Schon in den 1990er Jahren entsteht eine Serie von Werken des Künstlers Markus Schinwald. Der Bezug zur aktuellen Situation ist allerdings nicht zu übersehen. Menschen mit verhüllten Mündern, seltsamen Apparaturen im Gesicht oder gar verhüllten Köpfen sind auf seinen Werken zu sehen. Sie wirken vertraut und doch befremdlich, denn sie entsprechen nicht unseren Sehgewohnheiten von Portraits der Biedermeierzeit. Schinwald erwirbt die Gemälde und verfremdet sie. Er fügt medizinische Behelfsgegenstände, Handicaps oder Masken hinzu und macht so die Zerbrechlichkeit des menschlichen Körpers sichtbar. Zum Zeitpunkt ihrer Entstehung mögen die Werke realitätsfern und dystopisch gewirkt haben. Heute spiegeln sie die Realität und die Fragilität des Menschen wieder, als wären sie aktuell entstanden.

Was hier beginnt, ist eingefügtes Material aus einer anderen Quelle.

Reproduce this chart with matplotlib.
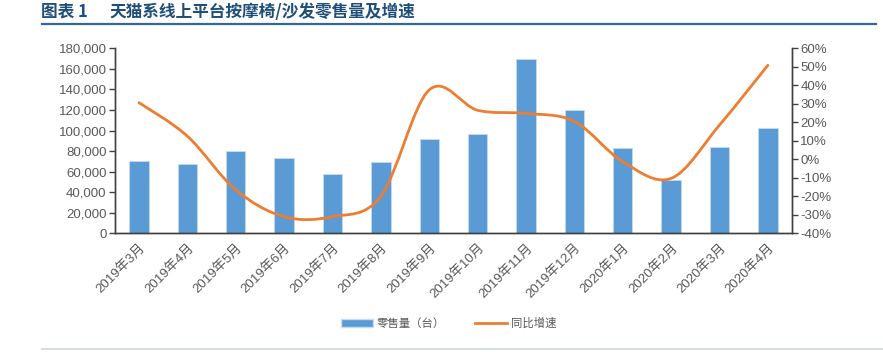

Unvergessliche Zeit, Ausstellungsansicht 3. Obergeschoss, Kunsthaus Bregenz, 2020, Rabih Mroué, Chalk Outlines, 2020, Courtesy of the artist und Sfeir-Semler Gallery, Beirut / Hamburg, Foto: Markus Tretter, © Kunsthaus Bregenz.

Rabih Mroué

Der Ausstellungsraum wird allerdings abseits der Gemälde von einem Klangteppich erfüllt, dem wir auf den Grund gehen wollen. Die Töne entstammen der Arbeit von Rabih Mroué, der wir uns am Ende unseres Rundgangs widmen wollen. Die Videoarbeit zeigt einen schwarzen Hintergrund und darauf die weißen Umrisse menschlicher Körper. Handelt es sich um schlafende Menschen, tote Menschen, keine Menschen, sondern lediglich ihre Umrisse? Ein Text erläutert, dass es sich um eine Art Selbstporträt des Künstlers handelt, das in Zeiten der Isolation entstanden ist. Auch diese Arbeit wirft Fragen nach dem Bewusstsein über sich selbst, die Umwelt und die Grenzen dessen auf. Eine Thematik, die in vielen der ausgestellten Arbeiten zu finden ist.

Rabih Mroué. Chalk Outlines. 2020, Courtesy of the artist und Sfeir-Semler Gallery, Beirut/Hamburg
© Rabih Mroué.

Nullpunkt


Welche Auswirkungen hat eine solch Unvergessliche Zeit auf das Individuum? Welche Auswirkungen hat sie auf uns? Mit diesen Fragen befassen sich die Künstler*innen der Ausstellung und auch wir werden bei der Betrachtung der Kunstwerke dazu angeregt uns mit unseren Emotionen zu befassen. Gefühle, die uns momentan unmittelbar betreffen, denn diese Zeit, diese unvergessliche Epoche ist jetzt. Wir leben darin und damit. Die Auswirkungen, gesellschaftlich, wirtschaftlich, künstlerisch und persönlich werden uns noch lange begleiten, doch die Zeit der Reflektion beginnt jetzt und das Kunsthaus Bregenz bildet mit dieser Ausstellung den Nullpunkt für die künstlerische Auseinandersetzung mit der Krise.